Il provvedimento, proposto dal governo, è stato approvato dalla Camera con 380 voti a favore e 92 astenuti. Con nessun voto contrario, Codice Rosso è arrivato in Senato il 22 luglio scorso. Le pene previste dal decreto sono leggermente più severe per quanto riguarda i reati già riconosciuti. E se un piccolo aumento delle condanne non rappresenta necessariamente un modo efficace per risolvere il problema, sicuramente introduce un piccolo passo avanti e indica una maggiore attenzione su un tema sempre più grave.
Tra le maggiori novità ci sono i nuovi tempi d’azione. Al momento della denuncia di una qualsiasi violenza, la polizia giudiziaria dovrà comunicare le notizie di reato al magistrato in tempi brevissimi e le vittime dovranno essere ascoltate dal pubblico ministero entro tre giorni. A quanto pare, il fattore tempo si rivela fondamentale. Il provvedimento, quindi, dovrebbe fornire una corsia preferenziale alle vittime di crimini fino a ora trascurati. Una decisione che, però, lascia alcuni dubbi.
Tra gli altri cambiamenti, aumentano gli anni di detenzione per i reati di violenza sessuale (da 5-10 a 6-12 anni), stalking (da 6 mesi-5 anni a 1-6 anni) e maltrattamenti di familiari e conviventi (da 2-6 a 3-7 anni), con aggravanti in caso di maltrattamenti avvenuti in presenza o su minori, donne incinte, disabili o utilizzando un’arma. Viene introdotto anche un nuovo articolo sulle lesioni permanenti al viso per punire coloro che aggrediscono i partner con l’obiettivo di deformarne l’aspetto. Nasce, finalmente, anche il reato di revenge porn. Fino a ora, dell’atto di pubblicare immagini a contenuto sessuale, senza il consenso delle persone rappresentate, era sottovalutata la gravità, per questo sono state prese nuove misure a tutela delle vittime. È introdotto, poi, un emendamento che punisce chi induce qualcun altro a sposarsi. Il reato delle nozze forzate, inoltre, riguarda anche le unioni civili e punta a tutelare chiunque sia vittima di violenze, minacce e imposizioni religiose.
Il decreto, diventato presto legge, non ha però incontrato i favori di tutti i votanti. Molti degli esponenti della sinistra, ad esempio, sono stati criticati, data la scelta di astenersi dal voto, ma alla base di tale decisione c’è la convinzione dell’incompletezza del provvedimento. La deputata Laura Boldrini ha spiegato i punti in cui risulta inadatto. In primo luogo, in Codice Rosso non sono previsti investimenti per la formazione delle forze dell’ordine per un tipo di crimine che in realtà pochi conoscono davvero. Si tratta, dunque, di una legge che non apporta cambiamenti o sostegni finanziari, riducendone quindi l’efficacia. Inoltre, il termine dei tre giorni è considerato troppo rigido, un automatismo che rischia di non rispettare i tempi di cui ha bisogno la vittima e di appesantire il lavoro delle autorità senza introdurre le risorse necessarie affinché la scadenza sia rispettata.
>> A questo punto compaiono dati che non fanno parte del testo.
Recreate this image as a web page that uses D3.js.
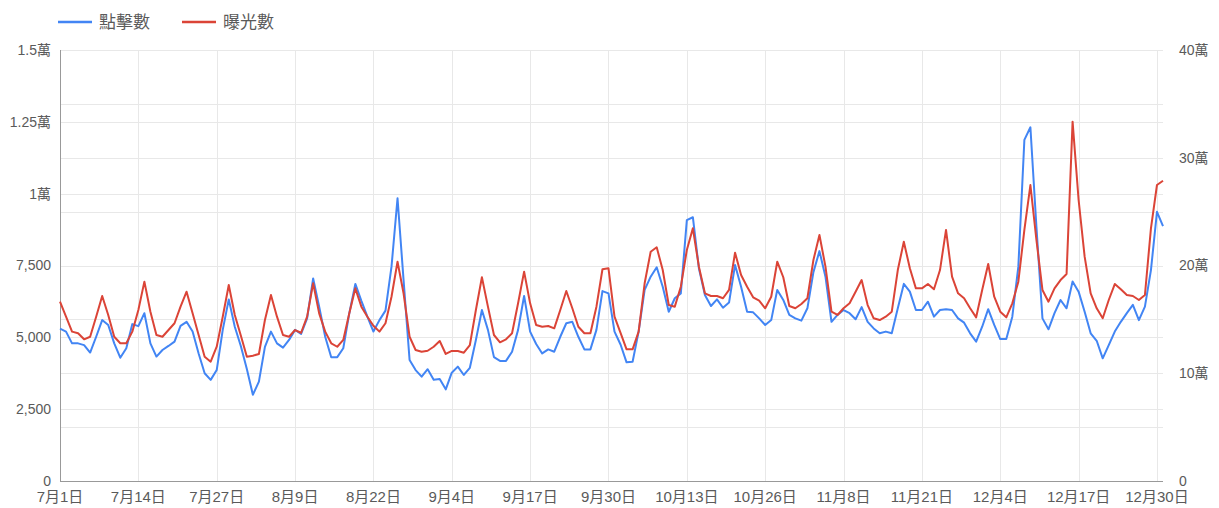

Ma tra le più gravi mancanze di Codice Rosso, c’è l’assenza di un’indagine culturale. La nuova legge rappresenta sicuramente un passo in avanti nei confronti di pene e iniziative giudiziarie, ma non punta a risolvere il problema alla radice. Quella della superiorità dell’uomo sulla donna, dell’impunibilità dello sfruttamento fisico e psicologico e della sottomissione sono pratiche sociali culturalmente accettate ed è proprio nell’assetto culturale di un mondo fondato sul patriarcato che si nascondono i motivi per cui le violenze di genere avvengono. Questo decreto, quindi, con il suo debole tentativo di spaventare gli aggressori, ignora la necessità di un cambiamento che impedisca che l’idea di sottomissione – fisica, sociale, psicologica – continui a esistere.